The source of principal and interest payments for the Non-Recourse 2035 Notes were the future royalty payments generated from the TRELEGY program, and as a result, the holders of the Non-Recourse 2035 Notes had no recourse against the Company even if the TRELEGY payments were insufficient to cover the principal and interest payments for the Non-Recourse 2035 Notes. Prior to and including the December 5, 2024 payment date, in the event that the distributions received by the Issuer II from TRC in a quarter were less than the interest accrued for that quarter, the principal amount of the Non-Recourse 2035 Notes increased by the interest shortfall amount for that quarter. While the holders of the Non-Recourse 2035 Notes had no recourse against the Company, the terms of the Non-Recourse 2035 Notes also provided that the Company, at its option, could satisfy the quarterly interest payment obligations by making a capital contribution to the Issuer II.

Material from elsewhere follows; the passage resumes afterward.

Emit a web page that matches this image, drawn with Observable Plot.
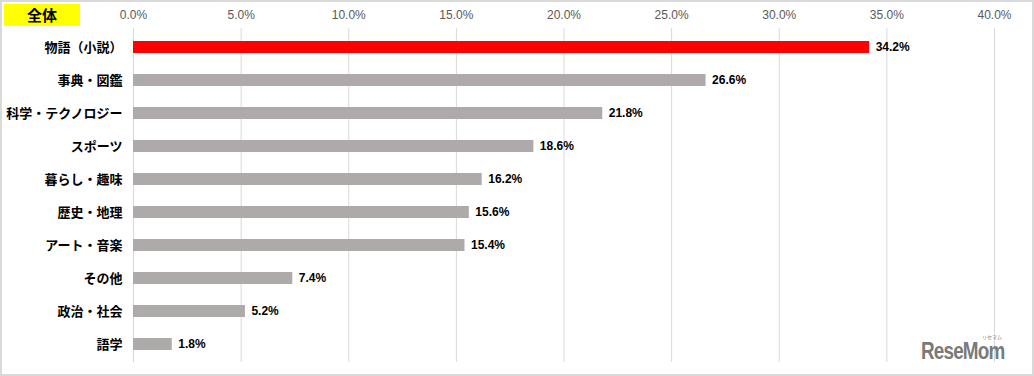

For the three and six months ended June 30, 2022, $2.7 million and $7.4 million, respectively, of net interest shortfall was added to the Non-Recourse 2035 Notes. As of June 30, 2022, the Non-Recourse 2035 Notes’ issuance-to-date net interest shortfall was $30.7 million and the issuance-to-date net principal paydown was $10.7 million.

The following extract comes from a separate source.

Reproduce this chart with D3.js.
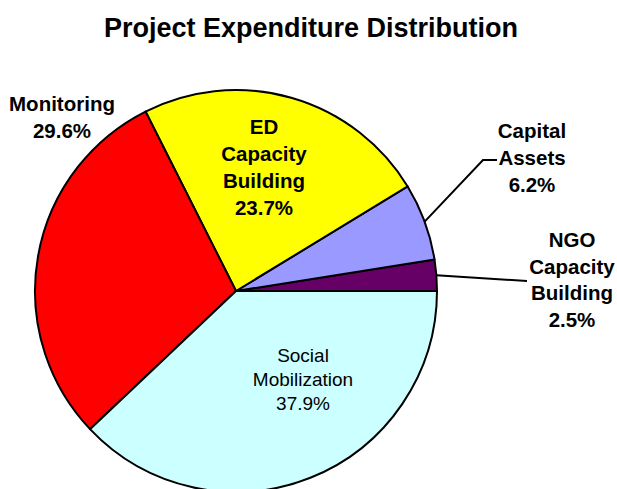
<!DOCTYPE html>
<html><head><meta charset="utf-8">
<script src="https://cdn.jsdelivr.net/npm/d3@7"></script>
<style>body{margin:0;background:#fff}svg{display:block}text{font-family:"Liberation Sans",Arial,sans-serif}</style>
</head><body>
<svg id="c" width="617" height="489"></svg>
<script>
const categories = ["NGO Capacity Building","Capital Assets","ED Capacity Building","Monitoring","Social Mobilization"];
const values = [2.5, 6.2, 23.7, 29.6, 37.9];
const colors = ["#660066","#9999FF","#FFFF00","#FF0000","#CCFFFF"];
const labelLines = [["NGO","Capacity","Building","2.5%"],["Capital","Assets","6.2%"],["ED","Capacity","Building","23.7%"],["Monitoring","29.6%"],["Social","Mobilization","37.9%"]];

const svg = d3.select("#c");
const cx = 236, cy = 291, r = 201;
svg.append("text").attr("x",311).attr("y",37).attr("text-anchor","middle")
  .attr("font-size",27).attr("font-weight","bold").text("Project Expenditure Distribution");

const pie = d3.pie().sort(null).startAngle(Math.PI/2).endAngle(Math.PI/2 - 2*Math.PI);
const arcs = pie(values);
const arc = d3.arc().innerRadius(0).outerRadius(r);
const g = svg.append("g").attr("transform",`translate(${cx},${cy})`);
g.selectAll("path").data(arcs).join("path").attr("d",arc)
  .attr("fill",(d,i)=>colors[i]).attr("stroke","#000").attr("stroke-width",2).attr("stroke-linejoin","round");

const labelPos = [[572,247],[532,138],[264,134],[62,111],[303,362]];
const bold = [true,true,true,true,false];
const lh = [26.5,27,27,27,24];
const fs = [20.5,20.5,20.5,20.5,19];
labelLines.forEach((lines,i)=>{
  const t = svg.append("text").attr("text-anchor","middle").attr("font-size",fs[i])
    .attr("font-weight",bold[i]?"bold":"normal");
  lines.forEach((s,j)=>t.append("tspan").attr("x",labelPos[i][0]).attr("y",labelPos[i][1]+j*lh[i]).text(s));
});
const ang = a => [cx + r*Math.sin(a), cy - r*Math.cos(a)];
const mid = d => (d.startAngle+d.endAngle)/2;
const pCap = ang(mid(arcs[1])), pNgo = ang(mid(arcs[0]));
svg.append("path").attr("d",d3.line()([pCap,[483,160],[497,160]])).attr("fill","none").attr("stroke","#000").attr("stroke-width",2);
svg.append("path").attr("d",d3.line()([pNgo,[527,281]])).attr("fill","none").attr("stroke","#000").attr("stroke-width",2);
</script>
</body></html>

The Non-Recourse 2035 Notes were not convertible into Company equity and had no security interest in nor rights under any agreement with GSK. The Non-Recourse 2035 Notes were redeemable by Issuer II on and after February 28, 2022, in whole or in part, at specified redemption premiums. The Non-Recourse 2035 Notes bore an annual interest rate of 9.5%, with interest and principal paid quarterly beginning June 5, 2020.

Issuer II redeemed the Non-Recourse 2035 Notes on July 20, 2022 and none of the Non-Recourse 2035 Notes currently remain outstanding. As of June 30, 2022, the net principal and estimated fair value of the Non-Recourse 2035 Notes were $400.0 million and $380.0 million, respectively. The inputs to determine fair value of the Non-Recourse 2035 Notes are categorized as Level 2 inputs. Level 2 inputs include quoted prices for similar instruments in active markets; quoted prices for identical or similar instruments in markets that are not active; and model-derived valuations whose inputs are observable or whose significant value drivers are observable.

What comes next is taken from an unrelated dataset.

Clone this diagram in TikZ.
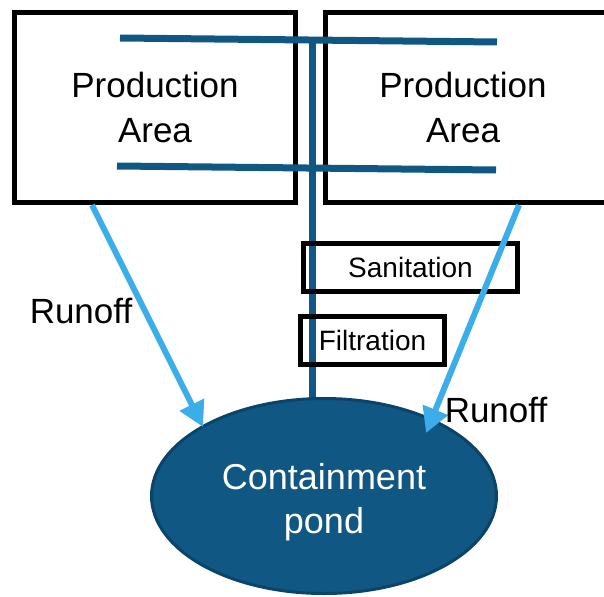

3.25% Convertible Senior Notes Due 2023

The Company had $230.0 million of 3.25% convertible senior notes due in 2023 (“Convertible Senior 2023 Notes”) outstanding as of June 30, 2022. For each of the three and six months ended June 30, 2022 and 2021, the Company recognized $1.9 million and $3.7 million, respectively, in contractual interest expense related to the Convertible Senior 2023 Notes. For each of the three and six months ended June 30, 2022 and 2021, the Company recognized $0.3 million and $0.5 million, respectively, in amortization of debt issuance costs related to the Convertible Senior 2023 Notes. As of June 30, 2022, the Convertible Senior 2023 Notes had an estimated fair value of $210.5 million. The estimated fair value was primarily based upon the underlying price of Theravance Biopharma’s publicly traded shares and other observable inputs as of June 30, 2022. The inputs to determine fair value of the Convertible Senior 2023 Notes are categorized as Level 2 inputs. Level 2 inputs include quoted prices for similar instruments in active markets; quoted prices for identical or similar instruments in markets that are not active; and model-derived valuations whose inputs are observable or whose significant value drivers are observable.